> _What to produce_
Give back the full listing verbatim, apart from its images.

Start Dataset records

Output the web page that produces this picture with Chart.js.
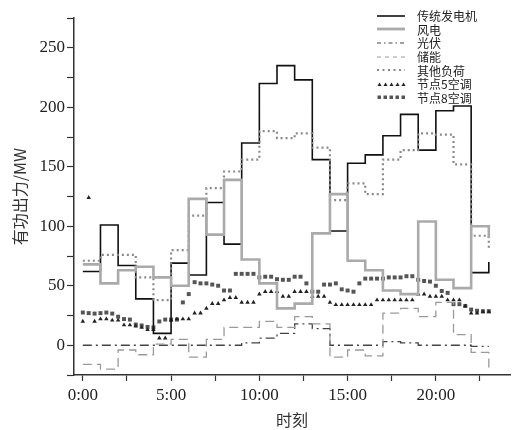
<!DOCTYPE html>
<html>
<head>
<meta charset="utf-8">
<script src="https://cdn.jsdelivr.net/npm/chart.js@4.4.1/dist/chart.umd.min.js"></script>
<style>
  html, body { margin: 0; padding: 0; background: #fff; }
  #wrap { position: relative; width: 514px; height: 430px; }
  #legend { position: absolute; left: 377px; top: 9px; font: 12px "Noto Sans CJK SC", "Liberation Serif", serif; color: #222; }
  .row { display: flex; align-items: center; height: 13.6px; }
  .row svg { width: 30px; height: 10px; margin-right: 10px; }
</style>
</head>
<body>
<div id="wrap">
  <canvas id="chart" width="514" height="430"></canvas>
  <div id="legend"></div>
</div>
<script>
// hourly step series (value holds from hour h to h+1)
const hours = [0, 1, 2, 3, 4, 5, 6, 7, 8, 9, 10, 11, 12, 13, 14, 15, 16, 17, 18, 19, 20, 21, 22, 23];
const thermal = [62, 101, 67, 39, 10, 69, 59, 120, 85, 170, 220, 235, 223, 156, 96, 153, 160, 176, 194, 164, 197, 201, 61, 70];
const wind = [68, 52, 63, 66, 57, 50, 123, 93, 139, 72, 52, 31, 35, 94, 127, 71, 63, 46, 43, 104, 55, 48, 100, 90];
const pv = [0, 0, 0, 0, 0, 0, 0, 0, 0, 2, 6, 10, 18, 14, 0, 0, 0, 3, 2, 0, 0, 0, -1, -1];
const storage = [-16, -20, -4, -8, 1, 5, -10, 5, 15, 15, 20, 15, 24, 18, -10, -4, -9, 27, 31, 24, 36, 9, -6, -20];
const otherLoad = [71, 76, 76, 57, 38, 80, 109, 132, 146, 156, 180, 174, 178, 166, 122, 136, 127, 156, 164, 178, 177, 152, 92, 80];

// air-conditioner loads, one sample every 20 minutes
const ac5 = [20, 124, 20, 22, 22, 21, 21, 17, 17, 16, 15, 13, 13, 6, 6, 21, 22, 22, 22, 27,
  27, 31, 35, 35, 38, 40, 40, 36, 36, 36, 43, 45, 45, 45, 41, 41, 45, 45, 45, 41,
  41, 41, 36, 34, 34, 34, 34, 34, 34, 34, 38, 38, 38, 38, 38, 38, 38, 43, 43, 41,
  41, 41, 38, 38, 38, 33, 27, 27, 28, 28];
const ac8 = [27.5, 27, 26.6, 27, 27.5, 26.6, 24, 22, 21.6, 17.4, 16.6, 15.4, 15, 20, 21.6, 21.6, 21.6, 36, 43, 53,
  52, 52, 51, 50, 46, 46, 60, 60, 60, 60, 57, 57.6, 57.6, 55.5, 55, 55, 57.6, 57.6, 52, 45,
  45, 51, 51, 52, 47, 46, 45, 52, 56, 56, 56, 56, 57, 57, 57, 58, 58, 55, 54, 53.5,
  50, 45.6, 44, 34.5, 34.5, 33, 30, 29, 28.6, 28.6];
const acTimes = ac5.map((_, i) => i / 3);

const xTicks = [0, 2.5, 5, 7.5, 10, 12.5, 15, 17.5, 20, 22.5];
const labels = ['传统发电机', '风电', '光伏', '储能', '其他负荷', '节点5空调', '节点8空调'];

const tickFont = { family: '"Liberation Serif", "Times New Roman", serif', size: 17 };
const titleFont = { family: '"Noto Sans CJK SC", sans-serif', size: 16 };
const axisColor = '#333';

function stepSeries(label, values, style) {
  return Object.assign({
    label,
    data: hours.map((h, i) => ({ x: h, y: values[i] })),
    stepped: 'before',
    pointRadius: 0,
    fill: false,
  }, style);
}

function markerSeries(label, values, style) {
  return Object.assign({
    label,
    data: acTimes.map((t, i) => ({ x: t, y: values[i] })),
    showLine: false,
  }, style);
}

const datasets = [
  stepSeries(labels[1], wind, { borderColor: '#aaaaaa', borderWidth: 2.6 }),
  stepSeries(labels[4], otherLoad, { borderColor: '#8a8a8a', borderWidth: 2.2, borderDash: [2, 3] }),
  stepSeries(labels[0], thermal, { borderColor: '#111', borderWidth: 1.6 }),
  stepSeries(labels[3], storage, { borderColor: '#9a9a9a', borderWidth: 1.3, borderDash: [9, 5] }),
  stepSeries(labels[2], pv, { borderColor: '#444', borderWidth: 1.3, borderDash: [9, 4, 2, 4] }),
  markerSeries(labels[5], ac5, { pointStyle: 'triangle', pointRadius: 2.6, backgroundColor: '#222', borderColor: '#222', borderWidth: 0 }),
  markerSeries(labels[6], ac8, { pointStyle: 'rect', pointRadius: 2.8, backgroundColor: '#555', borderColor: '#555', borderWidth: 0 }),
];

new Chart(document.getElementById('chart'), {
  type: 'line',
  data: { datasets },
  options: {
    responsive: false,
    animation: false,
    layout: { padding: { top: 18, right: 0, left: 0, bottom: 0 } },
    plugins: { legend: { display: false }, tooltip: { enabled: false } },
    scales: {
      x: {
        type: 'linear',
        min: -0.5,
        max: 24.2,
        afterBuildTicks: (s) => { s.ticks = xTicks.map((v) => ({ value: v })); },
        afterFit: (s) => { s.height = 55; },
        ticks: {
          autoSkip: false, maxRotation: 0, padding: 4, color: '#222', font: tickFont,
          callback: (v) => (v % 5 === 0 ? v + ':00' : ''),
        },
        grid: { drawOnChartArea: false, tickLength: 6, color: axisColor, tickWidth: 1.2 },
        border: { color: axisColor, width: 1.5 },
        title: { display: true, text: '时刻', color: '#333', font: titleFont, padding: { top: 0, bottom: 0 } },
      },
      y: {
        min: -25,
        max: 275,
        afterFit: (s) => { s.width = 74; },
        ticks: {
          stepSize: 25, padding: 2, color: '#222', font: tickFont,
          callback: (v) => (v % 50 === 0 ? v : ''),
        },
        grid: { drawOnChartArea: false, tickLength: 7, color: axisColor, tickWidth: 1.2 },
        border: { color: axisColor, width: 1.5 },
        title: { display: true, text: '有功出力/MW', color: '#333', font: titleFont, padding: { top: 10, bottom: 0 } },
      },
    },
  },
});

// legend swatches
const swatches = [
  '<line x1="0" y1="5" x2="28" y2="5" stroke="#111" stroke-width="1.6"/>',
  '<line x1="0" y1="5" x2="28" y2="5" stroke="#aaa" stroke-width="2.8"/>',
  '<line x1="0" y1="5" x2="28" y2="5" stroke="#444" stroke-width="1" stroke-dasharray="4,3,1.5,3"/>',
  '<line x1="0" y1="5" x2="28" y2="5" stroke="#999" stroke-width="1" stroke-dasharray="4,4"/>',
  '<line x1="0" y1="5" x2="28" y2="5" stroke="#888" stroke-width="2" stroke-dasharray="2,3.5"/>',
  [0, 1, 2, 3, 4].map((i) => `<polygon points="${i * 6 + 0.5},7 ${i * 6 + 4.5},7 ${i * 6 + 2.5},3.5" fill="#222"/>`).join(''),
  [0, 1, 2, 3, 4].map((i) => `<rect x="${i * 6 + 0.5}" y="3.5" width="3.5" height="3.5" fill="#555"/>`).join(''),
];
document.getElementById('legend').innerHTML = labels.map((t, i) =>
  `<div class="row"><svg viewBox="0 0 30 10">${swatches[i]}</svg><span>${t}</span></div>`).join('');
</script>
</body>
</html>
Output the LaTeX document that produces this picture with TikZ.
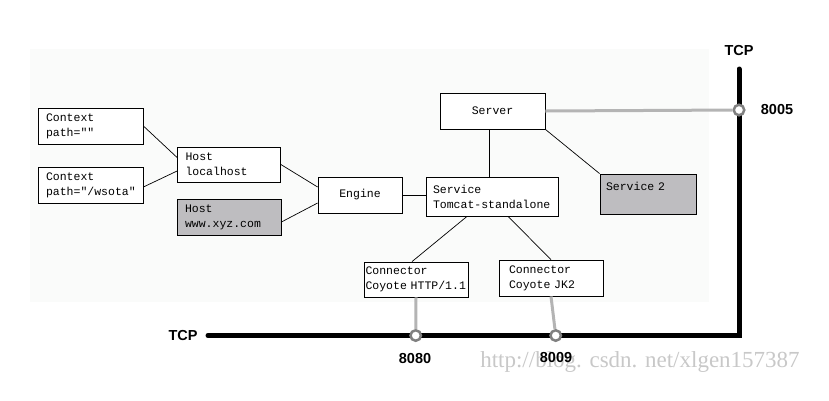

End Dataset records

> _Result for this exercise_
Output the web page that produces this picture with Chart.js.
<!DOCTYPE html>
<html>
<head>
<meta charset="utf-8">
<script src="https://cdn.jsdelivr.net/npm/chart.js@4.4.1/dist/chart.umd.min.js"></script>
<style>
  html, body { margin: 0; padding: 0; background: #fff; }
  #wrap { position: relative; width: 514px; height: 430px; }
  #legend { position: absolute; left: 377px; top: 9px; font: 12px "Noto Sans CJK SC", "Liberation Serif", serif; color: #222; }
  .row { display: flex; align-items: center; height: 13.6px; }
  .row svg { width: 30px; height: 10px; margin-right: 10px; }
</style>
</head>
<body>
<div id="wrap">
  <canvas id="chart" width="514" height="430"></canvas>
  <div id="legend"></div>
</div>
<script>
// hourly step series (value holds from hour h to h+1)
const hours = [0, 1, 2, 3, 4, 5, 6, 7, 8, 9, 10, 11, 12, 13, 14, 15, 16, 17, 18, 19, 20, 21, 22, 23];
const thermal = [62, 101, 67, 39, 10, 69, 59, 120, 85, 170, 220, 235, 223, 156, 96, 153, 160, 176, 194, 164, 197, 201, 61, 70];
const wind = [68, 52, 63, 66, 57, 50, 123, 93, 139, 72, 52, 31, 35, 94, 127, 71, 63, 46, 43, 104, 55, 48, 100, 90];
const pv = [0, 0, 0, 0, 0, 0, 0, 0, 0, 2, 6, 10, 18, 14, 0, 0, 0, 3, 2, 0, 0, 0, -1, -1];
const storage = [-16, -20, -4, -8, 1, 5, -10, 5, 15, 15, 20, 15, 24, 18, -10, -4, -9, 27, 31, 24, 36, 9, -6, -20];
const otherLoad = [71, 76, 76, 57, 38, 80, 109, 132, 146, 156, 180, 174, 178, 166, 122, 136, 127, 156, 164, 178, 177, 152, 92, 80];

// air-conditioner loads, one sample every 20 minutes
const ac5 = [20, 124, 20, 22, 22, 21, 21, 17, 17, 16, 15, 13, 13, 6, 6, 21, 22, 22, 22, 27,
  27, 31, 35, 35, 38, 40, 40, 36, 36, 36, 43, 45, 45, 45, 41, 41, 45, 45, 45, 41,
  41, 41, 36, 34, 34, 34, 34, 34, 34, 34, 38, 38, 38, 38, 38, 38, 38, 43, 43, 41,
  41, 41, 38, 38, 38, 33, 27, 27, 28, 28];
const ac8 = [27.5, 27, 26.6, 27, 27.5, 26.6, 24, 22, 21.6, 17.4, 16.6, 15.4, 15, 20, 21.6, 21.6, 21.6, 36, 43, 53,
  52, 52, 51, 50, 46, 46, 60, 60, 60, 60, 57, 57.6, 57.6, 55.5, 55, 55, 57.6, 57.6, 52, 45,
  45, 51, 51, 52, 47, 46, 45, 52, 56, 56, 56, 56, 57, 57, 57, 58, 58, 55, 54, 53.5,
  50, 45.6, 44, 34.5, 34.5, 33, 30, 29, 28.6, 28.6];
const acTimes = ac5.map((_, i) => i / 3);

const xTicks = [0, 2.5, 5, 7.5, 10, 12.5, 15, 17.5, 20, 22.5];
const labels = ['传统发电机', '风电', '光伏', '储能', '其他负荷', '节点5空调', '节点8空调'];

const tickFont = { family: '"Liberation Serif", "Times New Roman", serif', size: 17 };
const titleFont = { family: '"Noto Sans CJK SC", sans-serif', size: 16 };
const axisColor = '#333';

function stepSeries(label, values, style) {
  return Object.assign({
    label,
    data: hours.map((h, i) => ({ x: h, y: values[i] })),
    stepped: 'before',
    pointRadius: 0,
    fill: false,
  }, style);
}

function markerSeries(label, values, style) {
  return Object.assign({
    label,
    data: acTimes.map((t, i) => ({ x: t, y: values[i] })),
    showLine: false,
  }, style);
}

const datasets = [
  stepSeries(labels[1], wind, { borderColor: '#aaaaaa', borderWidth: 2.6 }),
  stepSeries(labels[4], otherLoad, { borderColor: '#8a8a8a', borderWidth: 2.2, borderDash: [2, 3] }),
  stepSeries(labels[0], thermal, { borderColor: '#111', borderWidth: 1.6 }),
  stepSeries(labels[3], storage, { borderColor: '#9a9a9a', borderWidth: 1.3, borderDash: [9, 5] }),
  stepSeries(labels[2], pv, { borderColor: '#444', borderWidth: 1.3, borderDash: [9, 4, 2, 4] }),
  markerSeries(labels[5], ac5, { pointStyle: 'triangle', pointRadius: 2.6, backgroundColor: '#222', borderColor: '#222', borderWidth: 0 }),
  markerSeries(labels[6], ac8, { pointStyle: 'rect', pointRadius: 2.8, backgroundColor: '#555', borderColor: '#555', borderWidth: 0 }),
];

new Chart(document.getElementById('chart'), {
  type: 'line',
  data: { datasets },
  options: {
    responsive: false,
    animation: false,
    layout: { padding: { top: 18, right: 0, left: 0, bottom: 0 } },
    plugins: { legend: { display: false }, tooltip: { enabled: false } },
    scales: {
      x: {
        type: 'linear',
        min: -0.5,
        max: 24.2,
        afterBuildTicks: (s) => { s.ticks = xTicks.map((v) => ({ value: v })); },
        afterFit: (s) => { s.height = 55; },
        ticks: {
          autoSkip: false, maxRotation: 0, padding: 4, color: '#222', font: tickFont,
          callback: (v) => (v % 5 === 0 ? v + ':00' : ''),
        },
        grid: { drawOnChartArea: false, tickLength: 6, color: axisColor, tickWidth: 1.2 },
        border: { color: axisColor, width: 1.5 },
        title: { display: true, text: '时刻', color: '#333', font: titleFont, padding: { top: 0, bottom: 0 } },
      },
      y: {
        min: -25,
        max: 275,
        afterFit: (s) => { s.width = 74; },
        ticks: {
          stepSize: 25, padding: 2, color: '#222', font: tickFont,
          callback: (v) => (v % 50 === 0 ? v : ''),
        },
        grid: { drawOnChartArea: false, tickLength: 7, color: axisColor, tickWidth: 1.2 },
        border: { color: axisColor, width: 1.5 },
        title: { display: true, text: '有功出力/MW', color: '#333', font: titleFont, padding: { top: 10, bottom: 0 } },
      },
    },
  },
});

// legend swatches
const swatches = [
  '<line x1="0" y1="5" x2="28" y2="5" stroke="#111" stroke-width="1.6"/>',
  '<line x1="0" y1="5" x2="28" y2="5" stroke="#aaa" stroke-width="2.8"/>',
  '<line x1="0" y1="5" x2="28" y2="5" stroke="#444" stroke-width="1" stroke-dasharray="4,3,1.5,3"/>',
  '<line x1="0" y1="5" x2="28" y2="5" stroke="#999" stroke-width="1" stroke-dasharray="4,4"/>',
  '<line x1="0" y1="5" x2="28" y2="5" stroke="#888" stroke-width="2" stroke-dasharray="2,3.5"/>',
  [0, 1, 2, 3, 4].map((i) => `<polygon points="${i * 6 + 0.5},7 ${i * 6 + 4.5},7 ${i * 6 + 2.5},3.5" fill="#222"/>`).join(''),
  [0, 1, 2, 3, 4].map((i) => `<rect x="${i * 6 + 0.5}" y="3.5" width="3.5" height="3.5" fill="#555"/>`).join(''),
];
document.getElementById('legend').innerHTML = labels.map((t, i) =>
  `<div class="row"><svg viewBox="0 0 30 10">${swatches[i]}</svg><span>${t}</span></div>`).join('');
</script>
</body>
</html>
Output the LaTeX document that produces this picture with TikZ.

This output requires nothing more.